- ADB report states the country’s NPL ratio hit 12.9% in the first half of 2024
- Elevated NPL rate is a consequence of the post-crisis financial stress and structural issues
Sri Lanka’s banking sector non-performing loan (NPL) ratio was among the highest in Asia in 2024 due to stress in the financial sector and structural issues in the aftermath of the economic crisis, an Asian Development Bank (ADB) report said.
Accordingly, Sri Lanka’s NPL volume increased modestly to $ 4.58 billion, but its NPL ratio remained elevated at 12.9% by the first half of 2024, the highest in the sample of economies analysed in Asia and up significantly from 4.5% in 2021.
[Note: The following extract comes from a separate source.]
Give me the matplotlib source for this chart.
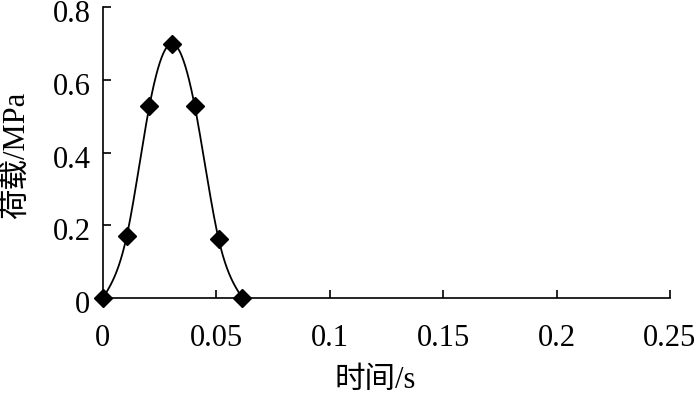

Sri Lanka NPL ratio took the second place among South Asian peers and Asian peers with 12.3% by end of 2024, while Bangladesh took the first place with 21.3% and Pakistan took third place with 8.4%.
The volume of NPLs in Bangladesh by the end of last year was $ 28.35 billion, while Sri Lanka volume stood at $ 4.68 billion.
Sri Lanka’s NPL ratio further declined to 12% by the end of first of 2025.
“While East Asia and Southeast Asia have effectively maintained relatively lower NPL ratios due to stringent regulatory environments, proactive policy interventions, and robust economic performance, regions such as South Asia and Central Asia continue to grapple with higher and more persistent NPL ratios, largely influenced by structural impediments, broader economic instabilities, and commodity dependence in some countries,” ADB said.
It also said that despite rising volumes in some markets, most economies maintained stable or improving NPL ratios, though persistent stress in countries like Bangladesh, Sri Lanka, and Vietnam highlights the need for targeted reforms and stronger resolution framework.
In 2024, the total volume of NPLs across Asia reached approximately $ 700.19 billion, down marginally from $ 713.34 billion in 2023 to a broadly stable credit environment across the region.